Lost in the Cotswolds

May 22, 2018

The Old Stocks Inn. Being fabulous since the 1500’s.
The stairs to get to our room.
Our fabulous room/suite. Really a treat.

We are at the Old Stocks Inn in Stow-on-the-Wold in the Cotswolds. Oh. My. Gosh. We are up three winding staircases, through two fire doors, down two hallways, and the door has a real lock and key. There is no air conditioning and there are several low beams that have to be navigated around in order to move in the room. There is not a level surface in the entire building. IT IS THE BEST! This inn was built in the 1600s. It has been updated and decorated perfectly. It is somehow both ancient and fresh and cool. 

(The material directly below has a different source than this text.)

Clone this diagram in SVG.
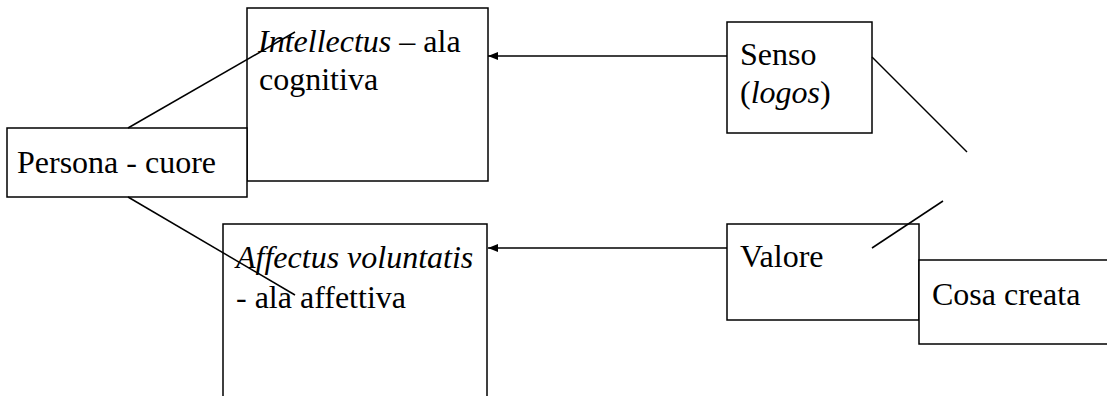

We started the day leaving Bath and actually saw entire neighborhoods and areas that we missed yesterday, including a lawn so steep that it has to be kept trimmed by sheep. 

If the drive from London to Bath is similar to Middle Tennessee the drive from Bath to the Cotswolds is more like East Tennessee. It is hilly, windy, rural, and very green. We briefly toured Avebury, which is a village built inside a Henge (earthen circle with ancient stones, because druids), but we did not walk the entire Henge because there were too many other cool things to see. 

From there we drove to Castle Coombe which was initially built in medieval times. The market square still stands just as it did a century ago. 

Laycock Abbey. Lovely to visit. Cold and miserable to live there.

Then to Lacock Village, which has been used in movies and is the village seen in Downton Abbey. Harry Potter was filmed (a few scenes) at Lacock Abbey. We met the curator who was from Cookeville. The gardens were beautiful although we were a little early for the giant peonies to bloom. This served as an abbey until Henry VIII, but then became a manor house and a family home. I don’t care how rich you are or how important you are, you can’t make a medieval abbey into a comfortable family home. It was beautiful, but I can’t imagine having lived there. 

Laycock Abbey

We added the village of Bilbury which was a center of the wool market and an original example of cottage industry. Farmers raised sheep for wool. Their wives wove the wool into cloth and then washed it in the River Colne, then they took it to Fulling Mill and from there to market in the center of town. Henry Ford tried to buy all the cottages as an example of industriousness. England said no. 

Literally, a mill stream.

Then to Burford, another beautiful village featuring an ancient church complete with 17th century graffiti and gunshot holes in the wall from where Cromwell assassinated deserters. 

They are SERIOUS about their gardens in England.

We had a great dinner at the Kings Arms in Stow On The Wold and made friends with a couple from Australia who are doing a farewell tour of their children and siblings. The lively, fun lady has been diagnosed with Parkinson’s so she is going out big while she can. They were great.

Dinner at The King’s Arms

The Cotswolds don’t have the big historic monuments, but they are real and timeless and so pleasant just to walk around in. I keep thinking that there is nothing to top the day before, and yet each day has been perfect in its own way.